Fat Pop is full of great songs, but perhaps the biggest highlight is the first single, “Shades Of Blue.” Weller co-wrote the piano-driven track with his eldest daughter Leah, who also contributes backing vocals.
“I had the verses, but I didn’t have a chorus,” Weller recalls. “Then my daughter, Leah, came up with this amazing chorus. I’d noticed, in the last couple of years, how good a writer she’d become. So,when we did the song together, obviously we’re father and daughter, but still, we met on this level playing field, where we were both writers, just from different generations. And she did a good job. Very good. But forget the proud dad bit; it was just a lovely thing to do.”

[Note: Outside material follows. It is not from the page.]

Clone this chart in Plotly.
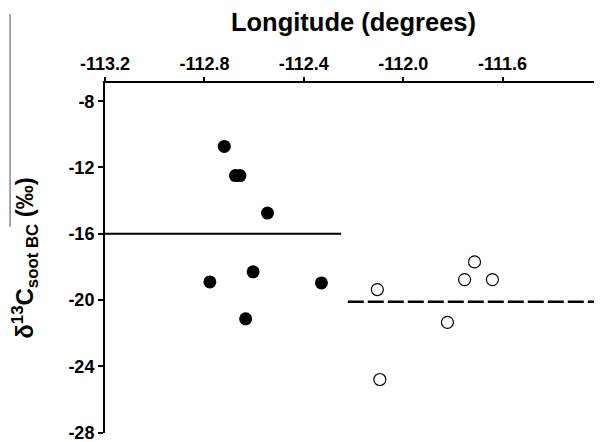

It’s a stunning moment, with the timeless Weller sharing vocal duties with his own flesh and blood. It’s also a single that represents the whole of the album supremely well. Fat Pop is both gorgeous and collaborative, finely crafted and chock full of the sort of left turns and surprises that Weller has made his name with. From the angular opener “Cosmic Fringes,” to the soulful “Glad Times,” jazzy “Testify,” and the elegiac closer “Still Glides The Stream,” Fat Pop is a masterclass in the sort of record-making that is all too rare in this day and age, and it shows Weller still at the absolute peak of his formidable powers.
So with Fat Pop a success both artistically and personally, will there be a Fat Pop, Volume 2?
“Well, yeah, I hope so,” Weller says before we hang up. “I’d like to think there will be one. I don’t necessarily think it’ll be the next one, but at some point in time, definitely. But right now, I’m just looking forward to getting out there, man.”